Problem description - Copy all lines of the listing that include the string "code".

>>>

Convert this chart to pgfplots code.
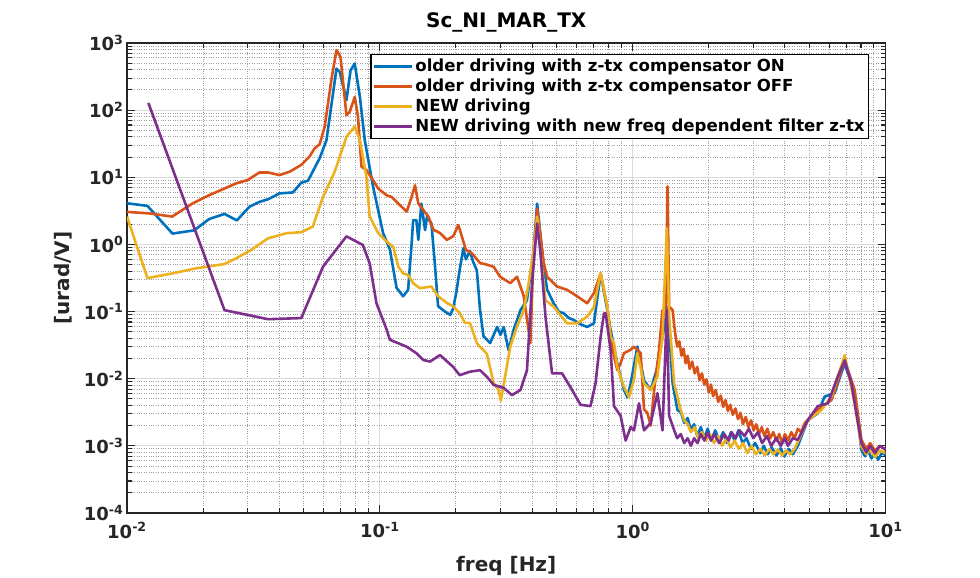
\documentclass[border=0pt]{standalone}
\usepackage{fontspec}
\setmainfont{DejaVu Sans}
\usepackage{pgfplots}
\pgfplotsset{compat=1.18}
\definecolor{mblue}{rgb}{0,0.447,0.741}
\definecolor{morange}{rgb}{0.850,0.325,0.098}
\definecolor{myellow}{rgb}{0.929,0.694,0.125}
\definecolor{mpurple}{rgb}{0.494,0.184,0.556}
\definecolor{axgray}{rgb}{0.15,0.15,0.15}
\begin{document}
\begin{tikzpicture}
\path[use as bounding box] (0,0) rectangle (980pt,578pt);
\begin{axis}[
  at={(127pt,65pt)}, anchor=south west,
  width=758.5pt, height=470pt, scale only axis,
  xmode=log, ymode=log,
  xmin=0.01, xmax=10, ymin=1e-4, ymax=1e3,
  xtick={0.01,0.1,1,10},
  xticklabels={10\textsuperscript{-2},10\textsuperscript{-1},10\textsuperscript{0},10\textsuperscript{1}},
  minor xtick={0.02,0.03,0.04,0.05,0.06,0.07,0.08,0.09,0.2,0.3,0.4,0.5,0.6,0.7,0.8,0.9,2,3,4,5,6,7,8,9},
  ytick={1e-4,1e-3,1e-2,1e-1,1,10,100,1000},
  yticklabels={10\textsuperscript{-4},10\textsuperscript{-3},10\textsuperscript{-2},10\textsuperscript{-1},10\textsuperscript{0},10\textsuperscript{1},10\textsuperscript{2},10\textsuperscript{3}},
  minor ytick={2e-4,3e-4,4e-4,5e-4,6e-4,7e-4,8e-4,9e-4,
    2e-3,3e-3,4e-3,5e-3,6e-3,7e-3,8e-3,9e-3,
    2e-2,3e-2,4e-2,5e-2,6e-2,7e-2,8e-2,9e-2,
    0.2,0.3,0.4,0.5,0.6,0.7,0.8,0.9,
    2,3,4,5,6,7,8,9,20,30,40,50,60,70,80,90,200,300,400,500,600,700,800,900},
  grid=both,
  major grid style={solid, color=black!14, line width=1.1pt},
  minor grid style={dotted, color=black!38, line width=0.9pt},
  tick align=inside,
  major tick length=8pt, minor tick length=5pt,
  every tick/.style={color=axgray, line width=1.1pt},
  axis line style={color=axgray, line width=1.5pt},
  ticklabel style={font=\bfseries\fontsize{18}{21}\selectfont, color=axgray},
  xticklabel style={yshift=-6pt},
  title={Sc\_NI\_MAR\_TX},
  title style={at={(axis description cs:0.5,1)}, anchor=base, yshift=9pt, font=\bfseries\fontsize{20}{24}\selectfont},
  xlabel={freq [Hz]},
  xlabel style={at={(axis description cs:0.5,0)}, anchor=base, yshift=-58pt, font=\bfseries\fontsize{20}{24}\selectfont, color=axgray},
  ylabel={[urad/V]},
  ylabel style={at={(axis description cs:-0.0752,0.5)}, anchor=base, font=\bfseries\fontsize{20}{24}\selectfont, color=axgray},
  legend cell align=left,
  legend style={at={(axis description cs:0.3204,0.9766)}, anchor=north west,
    font=\bfseries\fontsize{16.6}{19}\selectfont, draw=black, line width=1.5pt, fill=white,
    inner xsep=2pt, inner ysep=2pt,
    nodes={inner xsep=2pt, inner ysep=0.5pt, text height=14pt, text depth=5pt}},
  legend image code/.code={\draw[#1, line width=2.6pt] (0pt,0pt) -- (38pt,0pt);},
  every axis plot/.append style={line width=2.6pt, line join=round},
]
\addplot[mblue] coordinates {
(0.01,4.1) (0.01205,3.75) (0.01513,1.45) (0.01845,1.62) (0.0211,2.38) (0.0243,2.85)
(0.0272,2.28) (0.0305,3.64) (0.0334,4.3) (0.0361,4.7) (0.0401,5.75) (0.0453,5.95)
(0.0489,8.3) (0.052,8.9) (0.0578,19.2) (0.0615,35.5) (0.0674,415) (0.0694,372)
(0.0738,141) (0.0766,390) (0.0796,495) (0.0834,157) (0.0872,35.5) (0.094,7.3)
(0.103,1.48) (0.1096,0.84) (0.1165,0.225) (0.1236,0.169) (0.1294,0.211) (0.1336,1.04)
(0.1355,2.3) (0.1395,2.3) (0.142,1.17) (0.146,4.05) (0.151,1.63) (0.1535,2.56)
(0.160,2.05) (0.165,0.52) (0.170,0.12) (0.181,0.10) (0.190,0.089) (0.195,0.111)
(0.201,0.2) (0.207,0.42) (0.214,0.88) (0.219,0.6) (0.227,0.8) (0.234,0.55)
(0.242,0.41) (0.249,0.107) (0.257,0.043) (0.273,0.034) (0.291,0.059) (0.300,0.045)
(0.309,0.059) (0.323,0.0265) (0.338,0.053) (0.360,0.105) (0.382,0.148) (0.406,0.83)
(0.419,4.05) (0.431,1.47) (0.445,0.465) (0.459,0.211) (0.487,0.133) (0.51,0.1) (0.534,0.094)
(0.56,0.08) (0.585,0.075) (0.62,0.065) (0.661,0.059) (0.703,0.067) (0.747,0.37) (0.794,0.105)
(0.818,0.053) (0.844,0.030) (0.869,0.017) (0.924,0.0068) (0.953,0.0053) (0.982,0.0085)
(1.044,0.030) (1.109,0.0095) (1.179,0.0068) (1.253,0.015) (1.312,0.042) (1.374,0.117)
(1.439,0.0085) (1.504,0.0034) (1.55,0.0032) (1.6,0.0022) (1.65,0.0026) (1.7,0.0017)
(1.75,0.0021) (1.8,0.0014) (1.86,0.0019) (1.92,0.0013) (1.98,0.0018) (2.05,0.0012)
(2.12,0.0017) (2.2,0.0012) (2.28,0.0016) (2.36,0.0011) (2.45,0.0016) (2.53,0.0012)
(2.62,0.0017) (2.72,0.0011) (2.82,0.0013) (2.94,0.0009) (3.05,0.0011) (3.2,0.00078)
(3.3,0.001) (3.42,0.00075) (3.55,0.00095) (3.7,0.00072) (3.85,0.00092) (3.98,0.0007)
(4.15,0.0009) (4.3,0.00075) (4.50,0.001)
(4.93,0.00243) (5.40,0.00305) (5.74,0.0054) (6.29,0.0061) (6.89,0.0168) (7.55,0.0061)
(8.03,0.00087) (8.3,0.0007) (8.53,0.00085) (8.8,0.00065) (9.1,0.0008) (9.35,0.00062)
(9.7,0.0008) (10,0.00072)
};
\addlegendentry{older driving with z-tx compensator ON}
\addplot[morange] coordinates {
(0.01,3.05) (0.0122,2.9) (0.0151,2.6) (0.01815,4.07) (0.0211,5.4) (0.0243,6.8)
(0.027,8.1) (0.030,9.1) (0.0334,11.8) (0.0361,11.8) (0.0401,10.8) (0.044,12.1)
(0.0489,15.3) (0.0527,20.3) (0.0552,26.9) (0.0578,31) (0.0605,56) (0.0643,280)
(0.0674,785) (0.0699,620) (0.0738,84) (0.076,94) (0.0796,157) (0.082,79)
(0.0846,14.4) (0.0885,12.8) (0.094,9.1) (0.0985,6.8) (0.1064,5.4) (0.1113,5.1)
(0.1165,4.3) (0.1277,3.08) (0.1336,5.1) (0.1377,7.6) (0.142,4.07) (0.1486,3.25)
(0.1556,2.6) (0.163,1.65) (0.173,1.48) (0.184,1.17) (0.195,1.32) (0.2045,1.95)
(0.211,1.32) (0.219,0.83) (0.231,0.74) (0.249,0.53) (0.265,0.50) (0.282,0.465)
(0.299,0.33) (0.328,0.265) (0.349,0.33) (0.371,0.169) (0.394,0.034) (0.406,0.83)
(0.419,3.4) (0.445,0.53) (0.459,0.33) (0.502,0.236) (0.550,0.211) (0.603,0.169)
(0.661,0.133) (0.703,0.189) (0.747,0.37) (0.794,0.118) (0.818,0.043) (0.844,0.0215)
(0.869,0.0135) (0.896,0.017) (0.924,0.024) (0.982,0.027) (1.012,0.030) (1.076,0.024)
(1.109,0.0035) (1.143,0.0031) (1.179,0.0020) (1.216,0.0068) (1.272,0.027) (1.312,0.105)
(1.352,0.084) (1.374,7.3) (1.394,0.118) (1.439,0.105) (1.47,0.05) (1.50,0.030)
(1.53,0.036) (1.56,0.022) (1.59,0.028) (1.62,0.017) (1.65,0.022) (1.68,0.014)
(1.72,0.018) (1.76,0.012) (1.80,0.015) (1.84,0.0095) (1.88,0.012) (1.92,0.0082)
(1.96,0.0098) (2.00,0.0062) (2.04,0.0082) (2.08,0.0055) (2.13,0.0068) (2.18,0.0045)
(2.23,0.0056) (2.28,0.0038) (2.33,0.0048) (2.38,0.0033) (2.43,0.0041) (2.49,0.0029)
(2.55,0.0036) (2.61,0.0025) (2.67,0.0031) (2.73,0.0021) (2.80,0.0027) (2.87,0.0019)
(2.94,0.0024) (3.01,0.0017) (3.08,0.0021) (3.16,0.0015) (3.24,0.0019) (3.32,0.0014)
(3.41,0.0018) (3.5,0.0013) (3.6,0.0016) (3.7,0.0012) (3.8,0.0015) (3.9,0.0011)
(4.0,0.0015) (4.12,0.0012) (4.24,0.0016) (4.37,0.0013) (4.5,0.0018) (4.64,0.0016)
(4.8,0.0022) (5.08,0.0027) (5.57,0.0038) (6.11,0.0048) (6.90,0.0188)
(7.55,0.0068) (8.03,0.00123) (8.4,0.0009) (8.7,0.0011) (9.08,0.00085) (9.5,0.001) (10,0.00088)
};
\addlegendentry{older driving with z-tx compensator OFF}
\addplot[myellow] coordinates {
(0.01,2.6) (0.01205,0.315) (0.0151,0.37) (0.0187,0.44) (0.0243,0.51) (0.027,0.62)
(0.031,0.83) (0.0361,1.23) (0.0427,1.47) (0.0489,1.52) (0.0543,1.84) (0.0596,5.1)
(0.0663,12.1) (0.0738,40) (0.0796,57) (0.0834,35.5) (0.0885,10.2) (0.0912,2.6)
(0.0985,1.48) (0.1064,1.1) (0.113,0.92) (0.1184,0.465) (0.1236,0.37) (0.1294,0.35)
(0.1355,0.265) (0.144,0.223) (0.160,0.236) (0.170,0.169) (0.184,0.135) (0.195,0.12)
(0.207,0.095) (0.217,0.068) (0.227,0.068) (0.242,0.034) (0.249,0.030) (0.265,0.0235)
(0.282,0.0086) (0.295,0.0068) (0.301,0.0047) (0.313,0.0108) (0.328,0.030) (0.349,0.060)
(0.371,0.105) (0.388,0.265) (0.406,0.83) (0.419,2.6) (0.431,0.83) (0.452,0.148)
(0.487,0.118) (0.550,0.067) (0.603,0.067) (0.661,0.084) (0.703,0.118) (0.747,0.38)
(0.794,0.118) (0.818,0.042) (0.844,0.034) (0.869,0.015) (0.924,0.0076) (0.967,0.0053)
(1.012,0.0096) (1.044,0.024) (1.109,0.0085) (1.179,0.0068) (1.253,0.0108) (1.312,0.042)
(1.365,1.75) (1.394,0.084) (1.46,0.0085) (1.55,0.0034) (1.6,0.0024) (1.65,0.0021)
(1.7,0.0016) (1.76,0.0019) (1.82,0.0013) (1.88,0.0016) (1.95,0.0012) (2.02,0.0015)
(2.1,0.0011) (2.18,0.0014) (2.26,0.001) (2.35,0.0013) (2.44,0.00095) (2.53,0.0012)
(2.63,0.0009) (2.73,0.0011) (2.84,0.00078) (2.95,0.001) (3.07,0.00075) (3.2,0.0009)
(3.33,0.00072) (3.47,0.0009) (3.6,0.00075) (3.75,0.00088) (3.9,0.00072) (4.05,0.00085)
(4.2,0.00075) (4.37,0.0009)
(4.93,0.00243) (5.57,0.0034) (6.11,0.0054) (6.90,0.0225) (7.55,0.0043) (8.03,0.00098)
(8.4,0.00075) (8.7,0.0009) (9.08,0.00068) (9.5,0.00085) (10,0.00078)
};
\addlegendentry{NEW driving}
\addplot[mpurple] coordinates {
(0.01215,128) (0.0243,0.105) (0.0361,0.077) (0.0489,0.080) (0.0596,0.465) (0.0738,1.32)
(0.0857,0.98) (0.0912,0.52) (0.097,0.133) (0.1064,0.054) (0.1096,0.038) (0.1277,0.030)
(0.1395,0.024) (0.1486,0.019) (0.158,0.018) (0.173,0.0225) (0.195,0.015) (0.207,0.0113)
(0.227,0.0127) (0.249,0.0134) (0.265,0.0107) (0.282,0.0081) (0.309,0.0073) (0.333,0.0057)
(0.360,0.0068) (0.382,0.0134) (0.400,0.265) (0.419,2.05) (0.431,0.83) (0.452,0.084)
(0.480,0.012) (0.526,0.012) (0.576,0.0068) (0.622,0.0041) (0.681,0.0039) (0.713,0.0085)
(0.747,0.042) (0.770,0.094) (0.782,0.094) (0.818,0.027) (0.844,0.0039) (0.896,0.0028)
(0.938,0.0012) (0.982,0.0019) (1.012,0.0017) (1.059,0.0043) (1.109,0.0017) (1.179,0.0022)
(1.253,0.0061) (1.312,0.0017) (1.365,0.105) (1.394,0.0028) (1.46,0.0017) (1.5,0.0013)
(1.55,0.0015) (1.6,0.0011) (1.65,0.0013) (1.7,0.001) (1.75,0.0013) (1.806,0.0011)
(1.86,0.0015) (1.92,0.0012) (1.98,0.0016) (2.04,0.0012) (2.1,0.0015) (2.2,0.0011)
(2.3,0.0015) (2.4,0.0012) (2.46,0.0016) (2.55,0.0013) (2.65,0.0017) (2.77,0.0014)
(2.88,0.0018) (3.0,0.0013) (3.13,0.0016) (3.25,0.0011) (3.4,0.0014) (3.53,0.001)
(3.7,0.0013) (3.85,0.001) (4.0,0.0013) (4.11,0.001) (4.3,0.0013) (4.50,0.00123)
(4.93,0.00243) (5.40,0.0039)
(5.92,0.0043) (6.49,0.011) (6.90,0.0188) (7.33,0.0085) (8.03,0.00110) (8.4,0.0008)
(8.7,0.001) (9.08,0.00078) (9.5,0.001) (10,0.00088)
};
\addlegendentry{NEW driving with new freq dependent filter z-tx}
\end{axis}
\end{tikzpicture}
\end{document}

<<<

Output -
Convert this chart to pgfplots code.
  legend image code/.code={\draw[#1, line width=2.6pt] (0pt,0pt) -- (38pt,0pt);},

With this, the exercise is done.